WHAT IS ASKED
Write out, word for word, every line from the first one through the line that holds "import plotly.graph_objects as go", and nothing else; skip the pictures.
::::::::::
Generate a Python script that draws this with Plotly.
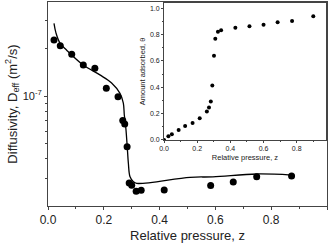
import plotly.graph_objects as go

# Main plot: diffusivity vs relative pressure
z_points = [0.0215, 0.044, 0.085, 0.1265, 0.168, 0.209, 0.251, 0.268, 0.275, 0.2835,
            0.291, 0.300, 0.316, 0.334, 0.4165, 0.583, 0.664, 0.748, 0.873]
d_points = [2.26e-7, 2.08e-7, 1.84e-7, 1.57e-7, 1.50e-7, 1.12e-7, 0.99e-7, 7.0e-8, 6.65e-8, 4.78e-8,
            2.82e-8, 2.72e-8, 2.50e-8, 2.53e-8, 2.54e-8, 2.71e-8, 2.86e-8, 3.08e-8, 3.12e-8]

z_fit = [0.0215, 0.0287, 0.043, 0.067, 0.1265, 0.186, 0.228, 0.258, 0.270, 0.2735, 0.276,
         0.2796, 0.284, 0.288, 0.294, 0.306, 0.318, 0.509, 0.591, 0.748, 0.873]
d_fit = [2.88e-7, 2.50e-7, 2.16e-7, 1.95e-7, 1.57e-7, 1.36e-7, 1.21e-7, 1.04e-7, 9.03e-8, 7.58e-8, 7.05e-8,
         6.09e-8, 4.77e-8, 3.77e-8, 3.08e-8, 2.87e-8, 2.80e-8, 3.06e-8, 3.08e-8, 3.21e-8, 3.16e-8]

# Inset: adsorption isotherm
z_iso = [0.0, 0.026, 0.047, 0.088, 0.127, 0.172, 0.215, 0.258, 0.271, 0.282, 0.291,
         0.301, 0.309, 0.325, 0.344, 0.430, 0.515, 0.600, 0.685, 0.772, 0.900]
theta_iso = [0.0, 0.028, 0.043, 0.075, 0.105, 0.129, 0.164, 0.216, 0.246, 0.291, 0.413,
             0.640, 0.769, 0.821, 0.834, 0.853, 0.863, 0.875, 0.893, 0.903, 0.940]

main_xticks = [0.0, 0.2, 0.4, 0.6, 0.8, 1.0]
main_xtick_text = ["0.0", "0.2", "0.4", "0.6", "0.8", "1.0"]
main_yticks = [1e-7]
main_ytick_text = ["10<sup>-7</sup>"]
main_yminor = [2e-8, 3e-8, 4e-8, 5e-8, 6e-8, 7e-8, 8e-8, 9e-8, 2e-7, 3e-7]
inset_xticks = [0.0, 0.2, 0.4, 0.6, 0.8]
inset_yticks = [0.0, 0.2, 0.4, 0.6, 0.8, 1.0]

FONT = "Liberation Sans, Arial, sans-serif"
AX = "#444"

fig = go.Figure()
fig.add_trace(go.Scatter(x=z_fit, y=d_fit, mode="lines", line=dict(color="black", width=1.3),
                         line_shape="spline", showlegend=False))
fig.add_trace(go.Scatter(x=z_points, y=d_points, mode="markers",
                         marker=dict(color="black", size=7), showlegend=False))
fig.add_trace(go.Scatter(x=z_iso, y=theta_iso, mode="markers", xaxis="x2", yaxis="y2",
                         marker=dict(color="black", size=4), showlegend=False))

axis_common = dict(showline=True, linecolor=AX, linewidth=1, mirror=True, showgrid=False,
                   zeroline=False, ticks="outside", tickcolor=AX)

fig.update_layout(
    width=335, height=246,
    margin=dict(l=48, r=8, t=2, b=40),
    paper_bgcolor="white", plot_bgcolor="white",
    font=dict(family=FONT, color="#222"),
    xaxis=dict(**axis_common, range=[0, 1], tickvals=main_xticks, ticktext=main_xtick_text,
               ticklen=3, tickfont=dict(size=12),
               minor=dict(tickvals=[0.1, 0.3, 0.5, 0.7, 0.9], ticks="outside", ticklen=2, tickcolor=AX),
               title=dict(text="Relative pressure, z", font=dict(size=13), standoff=4)),
    yaxis=dict(**axis_common, type="log", range=[-7.696, -6.405], tickvals=main_yticks,
               ticktext=main_ytick_text, ticklen=3, tickfont=dict(size=11),
               minor=dict(tickvals=main_yminor, ticks="outside", ticklen=2, tickcolor=AX),
               title=dict(text="Diffusivity, D<sub>eff</sub> (m<sup>2</sup>/s)", font=dict(size=13), standoff=2)),
    xaxis2=dict(**axis_common, domain=[0.416, 0.996], anchor="y2", range=[0, 0.976],
                tickvals=inset_xticks, ticktext=["0.0", "0.2", "0.4", "0.6", "0.8"],
                ticklen=2, tickfont=dict(size=7),
                minor=dict(tickvals=[0.1, 0.3, 0.5, 0.7, 0.9], ticks="outside", ticklen=1, tickcolor=AX),
                title=dict(text="Relative pressure, z", font=dict(size=7.5), standoff=3)),
    yaxis2=dict(**axis_common, domain=[0.324, 0.995], anchor="x2", range=[0, 1.04],
                tickvals=inset_yticks, ticktext=["0.0", "0.2", "0.4", "0.6", "0.8", "1.0"],
                ticklen=2, tickfont=dict(size=7),
                minor=dict(tickvals=[0.1, 0.3, 0.5, 0.7, 0.9], ticks="outside", ticklen=1, tickcolor=AX),
                title=dict(text="Amount adsorbed, θ", font=dict(size=7.5), standoff=3)),
)

fig.write_html("out.html", config={"displayModeBar": False},
               post_script="document.body.style.margin='0';document.body.style.overflow='hidden';")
::::::::::
EXERCISE RESPONSE
Generate a Python script that draws this with Plotly.
import plotly.graph_objects as go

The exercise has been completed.